* STORED RECORDS *
·····

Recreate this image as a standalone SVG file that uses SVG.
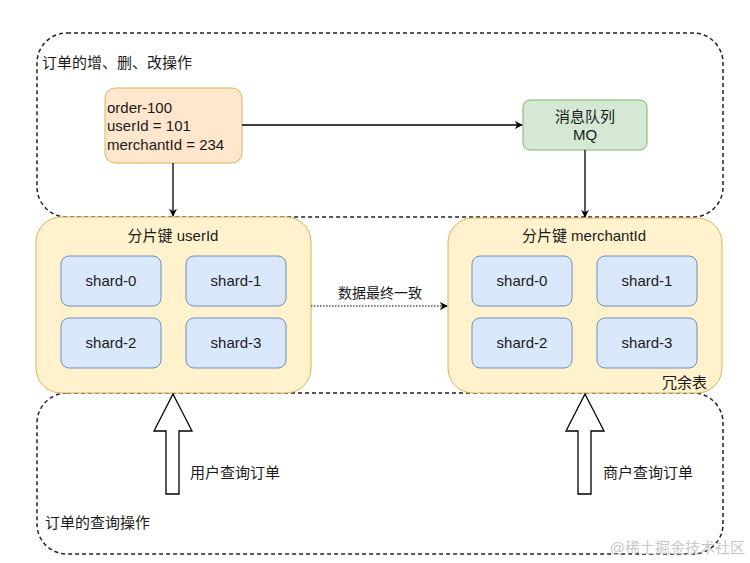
<svg xmlns="http://www.w3.org/2000/svg" width="750" height="563" viewBox="0 0 750 563">
<defs>
<style>
text{font-family:"Liberation Sans","Noto Sans CJK SC",Arial,sans-serif;fill:#1a1a1a}
.grp{fill:none;stroke:#222;stroke-width:1.5;stroke-dasharray:4 3}
.ybox{fill:#fff2cc;stroke:#d6b656;stroke-width:1}
.shard{fill:#dae8fc;stroke:#6c8ebf;stroke-width:1}
.shard-t{font-size:15px;text-anchor:middle}
.title{font-size:15px;text-anchor:middle}
.lbl{font-size:15px}
.line{fill:none;stroke:#000;stroke-width:1.3}
.hollow{fill:#fff;stroke:#000;stroke-width:1.3}
</style>
<marker id="arr" viewBox="0 0 10 10" refX="9" refY="5" markerWidth="8" markerHeight="8" orient="auto" markerUnits="userSpaceOnUse">
<path d="M0,0 L10,5 L0,10 L3,5 Z" fill="#000"/>
</marker>
</defs>
<rect width="750" height="563" fill="#fff"/>

<g id="group-write">
<rect class="grp" x="37" y="33" width="686" height="184" rx="30"/>
<text class="lbl" x="42" y="68">订单的增、删、改操作</text>
</g>
<g id="group-query">
<rect class="grp" x="37" y="393" width="686" height="161" rx="30"/>
<text class="lbl" x="45" y="528">订单的查询操作</text>
</g>

<g id="order">
<rect x="105" y="88" width="137" height="75" rx="10" fill="#ffe6cc" stroke="#d6b656" stroke-width="1"/>
<text x="107" y="113" font-size="15">order-100</text>
<text x="107" y="131" font-size="15">userId = 101</text>
<text x="107" y="150" font-size="15">merchantId = 234</text>
</g>

<g id="mq">
<rect x="523" y="100" width="124" height="50" rx="7" fill="#d5e8d4" stroke="#82b366" stroke-width="1"/>
<text class="title" x="585" y="122">消息队列</text>
<text class="title" x="585" y="140">MQ</text>
</g>

<g id="shard-user">
<rect class="ybox" x="36" y="217" width="275" height="176" rx="25"/>
<text class="title" x="173" y="241">分片键 userId</text>
<rect class="shard" x="61" y="256" width="100" height="50" rx="8"/>
<text class="shard-t" x="111" y="286">shard-0</text>
<rect class="shard" x="186" y="256" width="100" height="50" rx="8"/>
<text class="shard-t" x="236" y="286">shard-1</text>
<rect class="shard" x="61" y="318" width="100" height="50" rx="8"/>
<text class="shard-t" x="111" y="348">shard-2</text>
<rect class="shard" x="186" y="318" width="100" height="50" rx="8"/>
<text class="shard-t" x="236" y="348">shard-3</text>
</g>

<g id="shard-merchant">
<rect class="ybox" x="448" y="218" width="274" height="175" rx="25"/>
<text class="title" x="584" y="241">分片键 merchantId</text>
<rect class="shard" x="472" y="256" width="100" height="50" rx="8"/>
<text class="shard-t" x="522" y="286">shard-0</text>
<rect class="shard" x="597" y="256" width="100" height="50" rx="8"/>
<text class="shard-t" x="647" y="286">shard-1</text>
<rect class="shard" x="472" y="318" width="100" height="50" rx="8"/>
<text class="shard-t" x="522" y="348">shard-2</text>
<rect class="shard" x="597" y="318" width="100" height="50" rx="8"/>
<text class="shard-t" x="647" y="348">shard-3</text>
<text x="707" y="388" font-size="15" text-anchor="end">冗余表</text>
</g>

<g id="connectors">
<line class="line" x1="173" y1="163" x2="173" y2="216" marker-end="url(#arr)"/>
<line class="line" x1="242" y1="125" x2="522" y2="125" marker-end="url(#arr)"/>
<line class="line" x1="585" y1="150" x2="585" y2="217" marker-end="url(#arr)"/>
<line x1="311" y1="306" x2="447" y2="306" stroke="#000" stroke-width="1" stroke-dasharray="1.5 1.5" marker-end="url(#arr)"/>
<text x="380" y="298" font-size="14" text-anchor="middle">数据最终一致</text>
<path class="hollow" d="M173,394 L192,431 L179,431 L179,494 L166,494 L166,431 L154,431 Z"/>
<path class="hollow" d="M585,394 L604,431 L591,431 L591,494 L578,494 L578,431 L566,431 Z"/>
<text class="lbl" x="190" y="478">用户查询订单</text>
<text class="lbl" x="603" y="478">商户查询订单</text>
</g>

<text x="745" y="553" font-size="15" text-anchor="end" style="fill:#c8c8c8">@稀土掘金技术社区</text>
</svg>
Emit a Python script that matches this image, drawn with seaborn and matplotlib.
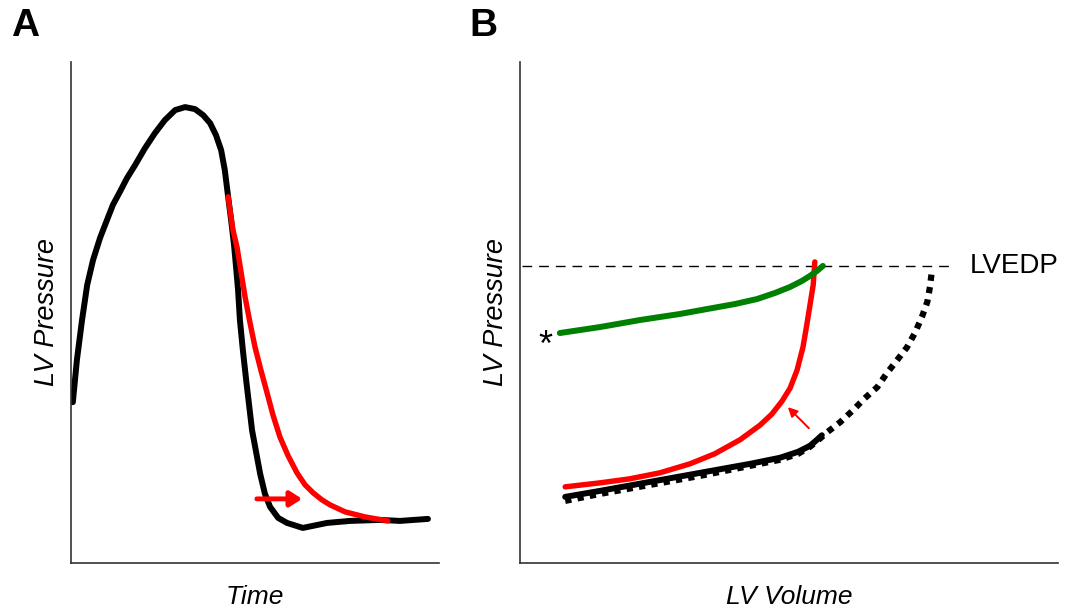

·····

* GOAL *
Make an exact reproduction of the listing above, without any pictures.

* SOLVED EXERCISE *
Recreate this image as a standalone SVG file that uses SVG.
<svg xmlns="http://www.w3.org/2000/svg" width="750" height="563" viewBox="0 0 750 563">
<defs>
<style>
text{font-family:"Liberation Sans","Noto Sans CJK SC",Arial,sans-serif;fill:#1a1a1a}
.grp{fill:none;stroke:#222;stroke-width:1.5;stroke-dasharray:4 3}
.ybox{fill:#fff2cc;stroke:#d6b656;stroke-width:1}
.shard{fill:#dae8fc;stroke:#6c8ebf;stroke-width:1}
.shard-t{font-size:15px;text-anchor:middle}
.title{font-size:15px;text-anchor:middle}
.lbl{font-size:15px}
.line{fill:none;stroke:#000;stroke-width:1.3}
.hollow{fill:#fff;stroke:#000;stroke-width:1.3}
</style>
<marker id="arr" viewBox="0 0 10 10" refX="9" refY="5" markerWidth="8" markerHeight="8" orient="auto" markerUnits="userSpaceOnUse">
<path d="M0,0 L10,5 L0,10 L3,5 Z" fill="#000"/>
</marker>
</defs>
<rect width="750" height="563" fill="#fff"/>

<g id="group-write">
<rect class="grp" x="37" y="33" width="686" height="184" rx="30"/>
<text class="lbl" x="42" y="68">订单的增、删、改操作</text>
</g>
<g id="group-query">
<rect class="grp" x="37" y="393" width="686" height="161" rx="30"/>
<text class="lbl" x="45" y="528">订单的查询操作</text>
</g>

<g id="order">
<rect x="105" y="88" width="137" height="75" rx="10" fill="#ffe6cc" stroke="#d6b656" stroke-width="1"/>
<text x="107" y="113" font-size="15">order-100</text>
<text x="107" y="131" font-size="15">userId = 101</text>
<text x="107" y="150" font-size="15">merchantId = 234</text>
</g>

<g id="mq">
<rect x="523" y="100" width="124" height="50" rx="7" fill="#d5e8d4" stroke="#82b366" stroke-width="1"/>
<text class="title" x="585" y="122">消息队列</text>
<text class="title" x="585" y="140">MQ</text>
</g>

<g id="shard-user">
<rect class="ybox" x="36" y="217" width="275" height="176" rx="25"/>
<text class="title" x="173" y="241">分片键 userId</text>
<rect class="shard" x="61" y="256" width="100" height="50" rx="8"/>
<text class="shard-t" x="111" y="286">shard-0</text>
<rect class="shard" x="186" y="256" width="100" height="50" rx="8"/>
<text class="shard-t" x="236" y="286">shard-1</text>
<rect class="shard" x="61" y="318" width="100" height="50" rx="8"/>
<text class="shard-t" x="111" y="348">shard-2</text>
<rect class="shard" x="186" y="318" width="100" height="50" rx="8"/>
<text class="shard-t" x="236" y="348">shard-3</text>
</g>

<g id="shard-merchant">
<rect class="ybox" x="448" y="218" width="274" height="175" rx="25"/>
<text class="title" x="584" y="241">分片键 merchantId</text>
<rect class="shard" x="472" y="256" width="100" height="50" rx="8"/>
<text class="shard-t" x="522" y="286">shard-0</text>
<rect class="shard" x="597" y="256" width="100" height="50" rx="8"/>
<text class="shard-t" x="647" y="286">shard-1</text>
<rect class="shard" x="472" y="318" width="100" height="50" rx="8"/>
<text class="shard-t" x="522" y="348">shard-2</text>
<rect class="shard" x="597" y="318" width="100" height="50" rx="8"/>
<text class="shard-t" x="647" y="348">shard-3</text>
<text x="707" y="388" font-size="15" text-anchor="end">冗余表</text>
</g>

<g id="connectors">
<line class="line" x1="173" y1="163" x2="173" y2="216" marker-end="url(#arr)"/>
<line class="line" x1="242" y1="125" x2="522" y2="125" marker-end="url(#arr)"/>
<line class="line" x1="585" y1="150" x2="585" y2="217" marker-end="url(#arr)"/>
<line x1="311" y1="306" x2="447" y2="306" stroke="#000" stroke-width="1" stroke-dasharray="1.5 1.5" marker-end="url(#arr)"/>
<text x="380" y="298" font-size="14" text-anchor="middle">数据最终一致</text>
<path class="hollow" d="M173,394 L192,431 L179,431 L179,494 L166,494 L166,431 L154,431 Z"/>
<path class="hollow" d="M585,394 L604,431 L591,431 L591,494 L578,494 L578,431 L566,431 Z"/>
<text class="lbl" x="190" y="478">用户查询订单</text>
<text class="lbl" x="603" y="478">商户查询订单</text>
</g>

<text x="745" y="553" font-size="15" text-anchor="end" style="fill:#c8c8c8">@稀土掘金技术社区</text>
</svg>
Emit a Python script that matches this image, drawn with seaborn and matplotlib.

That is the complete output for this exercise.